C’est ainsi qu’à partir du milieu du 17e siècle, les Jésuites seront vigoureusement combattus par les États absolutistes et les ‘despotismes éclairés’, y compris de religion d’État catholique comme l’Espagne, l’Autriche ou le Portugal ; bien plus tard, au 20e siècle, ils fourniront – notamment en Amérique latine – le gros des troupes du christianisme social-révolutionnaire et de la théologie de la libération. Dans la même veine, lorsque le roi de ‘France’ Henri III voulut asseoir son pouvoir absolu (et celui de son ‘clan’ aristocratique et grand-bourgeois) sur l’’équilibrisme’ entre catholiques et ‘huguenots’, il fut rejeté comme ‘tyran’ par les uns comme par les autres, et devinrent des ‘républiques bourgeoises’ aussi bien les cités protestantes du ‘Midi’ (‘Provinces de l’Union’), que le Paris de la Ligue, qui préfigurait à bien des égards celui des ‘sections sans-culotte’. Seule la dialectique marxiste permet de comprendre de telles choses, en comprenant qu’à partir du moment (13e, 14e siècle) où l’on sort de la féodalité au sens strict, la religion quelle qu’elle soit perd sa base matérielle et donc son assise idéologique ; à partir de là, le clergé ne peut plus être une classe sociale autonome, il éclate et chacun de ses fragments servira la cause de la classe qui parviendra à le capter…
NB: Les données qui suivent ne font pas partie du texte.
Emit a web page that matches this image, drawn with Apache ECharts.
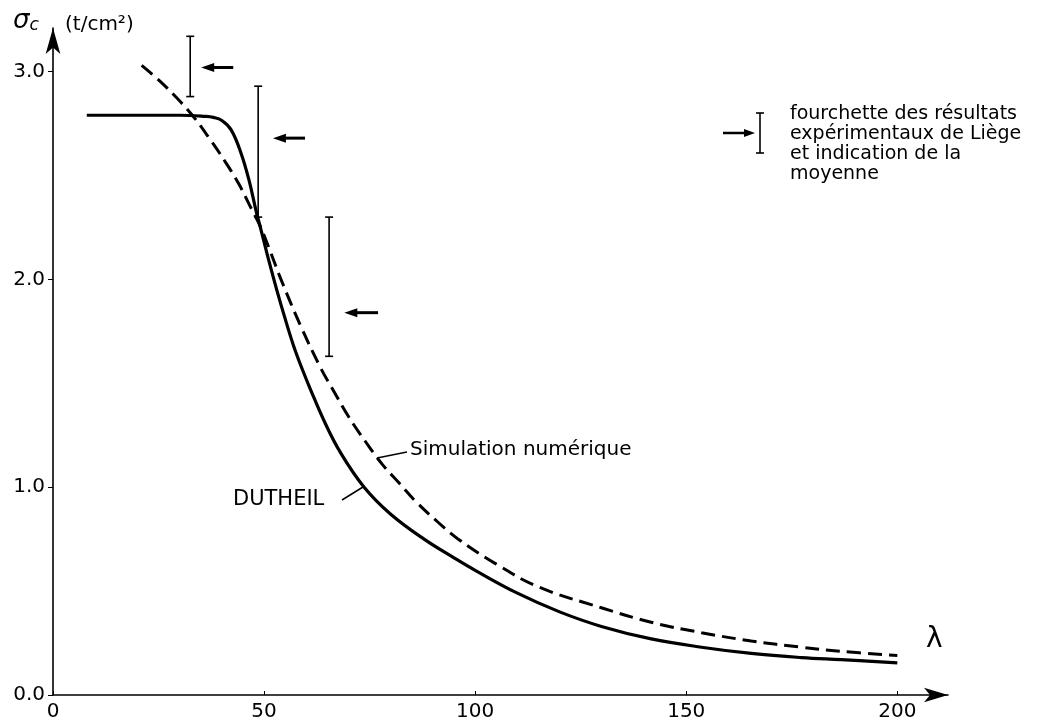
<!DOCTYPE html>
<html>
<head>
<meta charset="utf-8">
<script src="https://cdn.jsdelivr.net/npm/echarts@6/dist/echarts.min.js"></script>
<style>
html,body{margin:0;padding:0;background:#fff;}
#chart{width:1041px;height:722px;}
</style>
</head>
<body>
<div id="chart"></div>
<script>
// courbes (lambda, sigma_c)
var dutheil=[[8,2.79],[20,2.79],[30,2.79],[36,2.785],[38,2.78],[40,2.765],[42.2,2.72],[44.5,2.61],[46.4,2.48],[48.1,2.33],
  [49,2.26],[51,2.1],[53,1.95],[55,1.81],[57,1.68],[59,1.57],[61,1.47],[64.2,1.32],[68,1.17],[73.7,1.0],[80,0.87],[87.9,0.75],
  [95,0.66],[100,0.6],[110,0.49],[120,0.4],[129.9,0.33],[141.7,0.27],[153.6,0.23],[165.4,0.2],[177.3,0.18],[186.7,0.17],[200,0.155]];
var simulation=[[21,3.03],[25,2.96],[29,2.88],[33,2.79],[37,2.68],[41,2.56],[44,2.46],[47,2.34],[49,2.26],[51,2.16],
  [54,2.0],[58.8,1.77],[63.5,1.57],[66,1.48],[70,1.34],[74,1.22],[78,1.11],[82,1.02],[86,0.93],[91,0.835],[96,0.75],
  [105,0.63],[115,0.52],[129.9,0.42],[141.7,0.35],[153.6,0.3],[165.4,0.26],[177.3,0.23],[186.7,0.21],[200,0.19]];

// fourchettes experimentales de Liege
var barLambda=[32.5,48.6,65.4];
var barLow=[2.88,2.30,1.63];
var barHigh=[3.17,2.93,2.30];
var barMean=[3.02,2.68,1.84];
var arrowTip=[35.1,52.1,69.0];
var arrowTail=[42.7,59.7,77.0];

var xTicks=[0,50,100,150,200];
var yTicks=[0,1,2,3];

var FONT='"DejaVu Sans", sans-serif';

var barData=[];
for(var i=0;i<barLambda.length;i++){
  barData.push([barLambda[i],barLow[i],barHigh[i],barMean[i],arrowTip[i],arrowTail[i]]);
}

function renderBar(params,api){
  var lo=api.coord([api.value(0),api.value(1)]);
  var hi=api.coord([api.value(0),api.value(2)]);
  var tip=api.coord([api.value(4),api.value(3)]);
  var tail=api.coord([api.value(5),api.value(3)]);
  var st={stroke:'#000',lineWidth:1.6};
  return {type:'group',children:[
    {type:'line',shape:{x1:lo[0],y1:lo[1],x2:hi[0],y2:hi[1]},style:st},
    {type:'line',shape:{x1:hi[0]-4,y1:hi[1],x2:hi[0]+4,y2:hi[1]},style:st},
    {type:'line',shape:{x1:lo[0]-4,y1:lo[1],x2:lo[0]+4,y2:lo[1]},style:st},
    {type:'line',shape:{x1:tip[0]+8,y1:tip[1],x2:tail[0],y2:tail[1]},style:{stroke:'#000',lineWidth:3}},
    {type:'polygon',shape:{points:[[tip[0],tip[1]],[tip[0]+13,tip[1]-4.5],[tip[0]+13,tip[1]+4.5]]},style:{fill:'#000'}}
  ]};
}

var myChart=echarts.init(document.getElementById('chart'));
myChart.setOption({
  backgroundColor:'#fff',
  animation:false,
  grid:{left:53,right:93,top:28,bottom:27,containLabel:false,outerBoundsMode:'none'},
  xAxis:{
    type:'value',min:0,max:212,interval:50,
    axisLine:{show:true,symbol:['none','arrow'],symbolSize:[11,24],lineStyle:{color:'#000',width:1.6}},
    axisTick:{show:true,inside:true,length:4,customValues:xTicks,lineStyle:{color:'#000'}},
    axisLabel:{customValues:xTicks,color:'#000',fontSize:20,fontFamily:FONT,margin:7},
    splitLine:{show:false}
  },
  yAxis:{
    type:'value',min:0,max:3.21,interval:1,
    axisLine:{show:true,symbol:['none','arrow'],symbolSize:[11,26],lineStyle:{color:'#000',width:1.6}},
    axisTick:{show:true,length:5,customValues:yTicks,lineStyle:{color:'#000'}},
    axisLabel:{customValues:yTicks,color:'#000',fontSize:20,fontFamily:FONT,margin:8,
      formatter:function(v){return v.toFixed(1);}},
    splitLine:{show:false}
  },
  series:[
    {name:'DUTHEIL',type:'line',data:dutheil,smooth:0.4,symbol:'none',
      lineStyle:{color:'#000',width:3.2}},
    {name:'Simulation numérique',type:'line',data:simulation,smooth:0.4,symbol:'none',
      lineStyle:{color:'#000',width:3,type:[14,7]}},
    {name:'Liège',type:'custom',data:barData,renderItem:renderBar,z:3}
  ],
  graphic:[
    {type:'text',left:13,top:8,style:{rich:{s:{fontSize:26,fontStyle:'italic',fontFamily:FONT},c:{fontSize:17,fontStyle:'italic',fontFamily:FONT,padding:[10,0,0,0]}},
      text:'{s|σ}{c|c}',fill:'#000'}},
    {type:'text',left:65,top:15,style:{text:'(t/cm²)',fontSize:20,fontFamily:FONT,fill:'#000'}},
    {type:'text',left:926,top:626,style:{text:'λ',fontSize:28,fontFamily:FONT,fill:'#000'}},
    {type:'text',left:233,top:489,style:{text:'DUTHEIL',fontSize:21,fontFamily:FONT,fill:'#000'}},
    {type:'line',shape:{x1:342,y1:500,x2:363,y2:487},style:{stroke:'#000',lineWidth:1.5}},
    {type:'text',left:410,top:440,style:{text:'Simulation numérique',fontSize:20,fontFamily:FONT,fill:'#000'}},
    {type:'line',shape:{x1:377,y1:458,x2:407,y2:452},style:{stroke:'#000',lineWidth:1.5}},
    // legende
    {type:'line',shape:{x1:723,y1:133,x2:746,y2:133},style:{stroke:'#000',lineWidth:2.5}},
    {type:'polygon',shape:{points:[[755,133],[744,129],[744,137]]},style:{fill:'#000'}},
    {type:'line',shape:{x1:760,y1:113,x2:760,y2:153},style:{stroke:'#000',lineWidth:1.6}},
    {type:'line',shape:{x1:756,y1:113,x2:764,y2:113},style:{stroke:'#000',lineWidth:1.6}},
    {type:'line',shape:{x1:756,y1:153,x2:764,y2:153},style:{stroke:'#000',lineWidth:1.6}},
    {type:'text',left:790,top:104,style:{text:'fourchette des résultats\nexpérimentaux de Liège\net indication de la\nmoyenne',
      fontSize:19,lineHeight:20,fontFamily:FONT,fill:'#000'}}
  ]
});
</script>
</body>
</html>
Donc, la mutation du Royaume-Uni en État contemporain (bourgeois, capitaliste) est un processus globalement achevé avec le règne de Victoria (1837-1901). La révolution industrielle triomphe et la population a plus que triplé (de 7 à 23 millions) entre 1750 et 1830 ; d’immenses cités industrielles (comme Manchester) surgissent de la verte campagne. Le Reform Act de 1832 intègre cette réalité en supprimant les ‘bourgs pourris’ (circonscriptions dépeuplées alors que des ‘villes nouvelles’ immenses, surgies en quelques décennies, n’ont pas de représentants) ; en revanche, il n’élargit le suffrage (censitaire) que de 300.000 à 600.000 électeurs[1] : cette ‘trahison whig’ donnera naissance au mouvement chartiste, qui réclame le suffrage universel masculin (il ne sera totalement accordé qu’en… 1918, en même temps qu’aux femmes de plus de
30 ans – et à toutes en 1928, 16 ans avant les ‘françaises’ pour le coup). Les Premiers ministres issus de la Chambre des Lords se ‘clairsèment’ sous le règne : quatre seulement (cinq avec Disraeli, anobli à la fin de sa vie), le dernier étant Robert Gascoyne-Cecil, 3e marquis de Salisbury (1895-1902) ; tous ensuite viendront des Communes (même si c’est une ‘tradition’ : rien n’y oblige légalement). Le Royaume et l’Empire sont alors au sommet de leur splendeur, l’époque victorienne deviendra un ‘symbole’ de la Grande-Bretagne à travers le monde entier. On notera toutefois que, vers l’État contemporain au sens où nous l’entendons, la transition est longue et progressive, depuis le milieu du 17e siècle jusqu’au début du 20e : c’est le fameux ‘évolutionnisme britannique’, célébré par les courants politiques ‘libéraux’ qui l’opposent à la ‘culture française des révolutions’… Mais la condition ouvrière et populaire, elle, est
effroyable ; comme la lecture de l’écrivain Charles Dickens suffit à s’en donner une idée : des millions de prolétaires de toutes les nations constitutives (privés, comme on l’a vu, des tous droits civiques jusqu’en 1918) s’entassent dans les slums (taudis misérables) des cités industrielles du Nord ou de Londres (East End), baignés dans la boue et dans le smog (littéralement : ‘brouillard de fumée’) des cheminées d’usine.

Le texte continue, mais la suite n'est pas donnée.